What advice would you give other survivors who have experienced similar situations as you?
No matter what anyone tries to tell you, it’s not your fault. There is nothing that you did that caused what you experienced. You didn’t deserve it. Leaving isn’t always an easy process. You will encounter people who will question your choices or won’t believe you. Just continue to remind yourself that you are stronger than whatever obstacles you are facing . There is a network of survivors who have overcome the struggles that you are facing. Keep moving forward and never give up hope!
Why do you feel it is important to empower women?

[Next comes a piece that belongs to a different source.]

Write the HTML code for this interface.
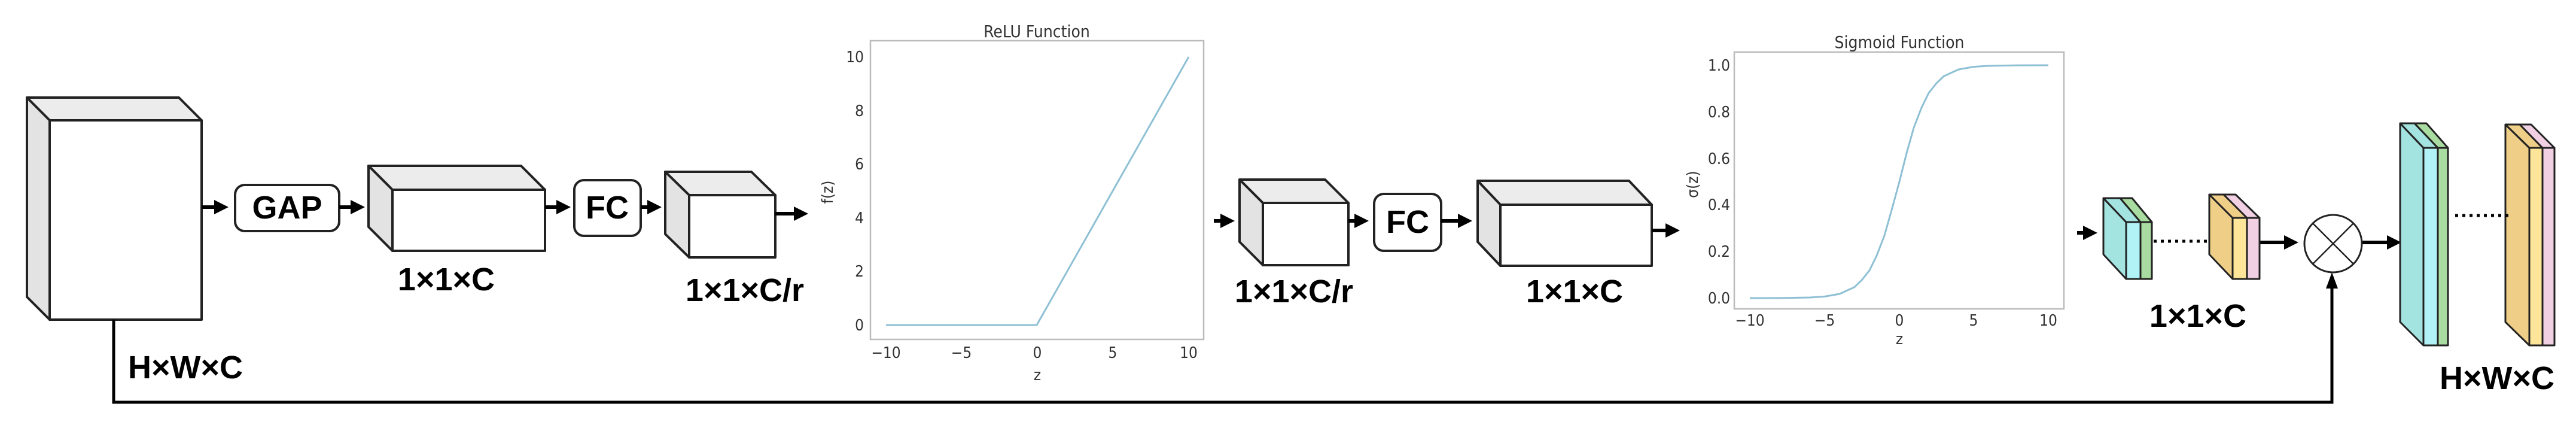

I feel it is important to empower other woman because together we are stronger. Behavior that has become acceptable in society to divide us, damages us all as woman. We have been driven to compete and hate on one another. We often distrust each other. Our culture often justifies abuse and mistreatment towards woman. If we don’t empower other woman, then we are all weakened. We lose our voice. I don’t want us to lose our voice. We need to stand together and empower each other.
Mimis Story:
What is your personal experience with gender-based violence (this may include domestic violence, rape, sexual assault, female genital mutilation, etc)?
4 years ago I was attacked by the person who told me he loved me. After a heated argument, he knocked me out unconscious, started a crossfire in our bedroom with police , & then took me hostage at gun point. I suffered some broken bones, nose, cracked jaw, & blew out my eye socket. A few months before this attack, the physiological, verbal & emotional abuse slowly increased, he managed to use fear, guilt, social isolation & intimidation to gain and maintain control over me. This is my personal experience with domestic violence & I hope that by sharing a bit about my story it can help other women find their voice like I currently am.What advice would you give other survivors who have experienced similar situations as you?
What advice would you give other survivors who have experienced similar situations as you?
My advice would be, although it may be difficult, to focus on YOURself. Finding your voice, your worth & realizing how strong/resilient you are. I cant tell other women how to feel or act because healing is different for everyone, but whatever that journey looks like for you, embrace it and if at one point in your journey you realize you need to reach out to others, I advise to seek out to other women survivors. Sharing my story and talking to other women has impacted me in a positive way. Learning to LOVE myself, This was be the most important thing I had to do. I’ve learned that how someone treats Me, is most often a reflection of them, not Me.
Why do you feel it is important to empower women?
It is very important to empower women because this is how we can help one another. Supporting & Empowering women is how we will be able to join force in spreading the word in speaking up and Breaking the Silence!!!!